By Arpit Goel:
“Never doubt that a small group of thoughtful, committed citizens can change the world; indeed, it’s the only thing that ever has.”
– Margaret Mead
It is said that the first war towards an action is won with a decision made inside a mind before getting down to finally performing it. I learnt its relevance in my life and importance only when one day, out of sheer curiosity to try something different, I opted to go and volunteer. I wanted to explore myself and get out of my comfort zone from a sheltered life in Delhi. Like all internet addicts, I googled, applied and got selected to represent the first cohort of volunteers with ‘Pravah’, an NGO based in New Delhi that had recently partnered with International Citizen Service (ICS) and a grassroots level sister organisation of Barefoot College, Manthan in Kotri village, that gives support and mentorship to their projects.

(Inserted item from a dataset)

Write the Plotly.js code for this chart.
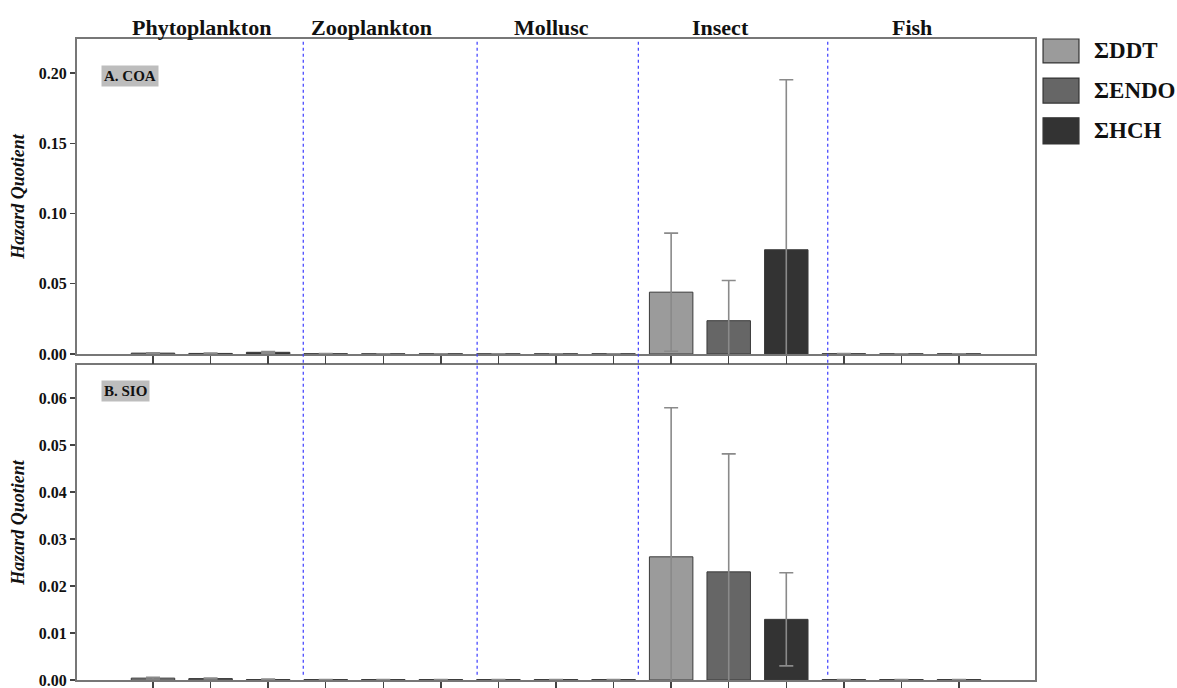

I kickstarted my journey in September 2015 with a group of 22 other volunteers and one Coordinator in Rajasthan’s Ajmer district. I worked with the local village community of Bhadoon to engage with and achieve youth empowerment and adolescent development. I had to manage my time and mainly focus on the project aimed towards securing social security pension schemes, liable to the widows, senior citizens and disabled men and women in the village.
Paired with two British counterparts, I lived for a complete tenure in a selected host’s home facing a few difficulties on the way. Understanding the British accent was tough initially. Sometimes, missing a complete sentence during conversations meant I had to request my counterparts to repeat again. British volunteers, too, faced similar concerns perhaps of a different kind. On my first day in the village, I was anxious because villagers spoke only Hindi, apart from local regional dialects which neither of us understood. They had to adapt to the difficulties they faced due to the spicy cuisine, Indian style latrines and the sultry weather of Rajasthan. Cool, starry nights were, however, a delightful solace we would share together after a hard day of work with the community.
It was a challenge for us as volunteers to plan and create development mechanisms to execute programmes within the community and to take people along at the same time. ‘Higher caste’ consciousness among many people and divisions within the village, high highschool dropout rates among the ‘lower caste’ students were notable hindrances. A ‘high caste’ Rajput would refuse to be present in the same room with a Dalit. It was disturbing for me personally to see social differences as I had never seen caste-based discrimination in my life.
Manthan, the NGO in Kotri, also works to solve grassroots problems with a decade of experience in tackling social issues. Its staff gave constant support on pertinent issues, with frequent technical help and vast knowledge about local geopolitical realities. They provided deep insights into the rural lifestyle which was pivotal in the execution of projects to plan programmes involving different communities. We searched for ways to begin a discourse with the marginalised people, village teenagers, especially girls, farmers, and aged and unmarried adult women. All information collected served to educate me further towards understanding the local culture, habits, cuisine and associated traditions.
I took part in local celebrations, learning their stories which the villagers generously shared. Some of my cherished moments were during encounters with the village sarpanch, gram sevaks, Anganwadi workers and village elders. It educated me about governance, local politics, development schemes and sometimes popular folk tales would unfold during our evening conversations.
Away from home and without an internet connection, I was able to dabble in painting using borrowed resources, teaching school kids and facilitating workshops with young boys and girls.
We were successful in creating surveys for pension schemes and performed door to door interactions with over 400 people within Bhadoon village. This gave us a good knowledge of the ‘what’ and ‘why’ of the problems faced by people. Working with a group meant taking initiatives, developing skills of listening and setting a daily agenda to work together, through to the end. It propelled my confidence and heightened my self-esteem. I also learnt tactical ways to resolve peer to peer conflicts while performing practical work on issues I cared for.
The opportunity needed me to dive in with an equal importance given to reflecting on my actions. I observed that it was essential to introspect, think and innovate to get a better outcome. I made mistakes but learnt to deal with them, learning to fight my fear of failure in the process. After a busy day, we managed to find enough time at hand and space to think, giving flight to our creativity.
After returning from the programme I try and find happiness in every success with humility and work harder to achieve my goals. Perhaps volunteering for Pravah ICS shaped my definition of change where I also transformed from an unsure and anxious person to a rather confident human being who is more aware of himself and his thoughts. I have come to love myself after this journey and treasure every relationship which I am blessed with.
My privileged and comfortable life in Delhi was a complete contrast to the poverty and apathy I encountered in the village. People were happy with limited resources and lived, for the most part, in harmony despite inequity and socioeconomic differences. It was an emotional journey that made me value life and gave me a humble definition for happiness.
The decision to volunteer meant persuading my parents and changing a lot of predecided plans. I did not know it would kickstart an amazing journey on a roller coaster ride where I would work, play, learn and make friends along the way making them the best days of my life.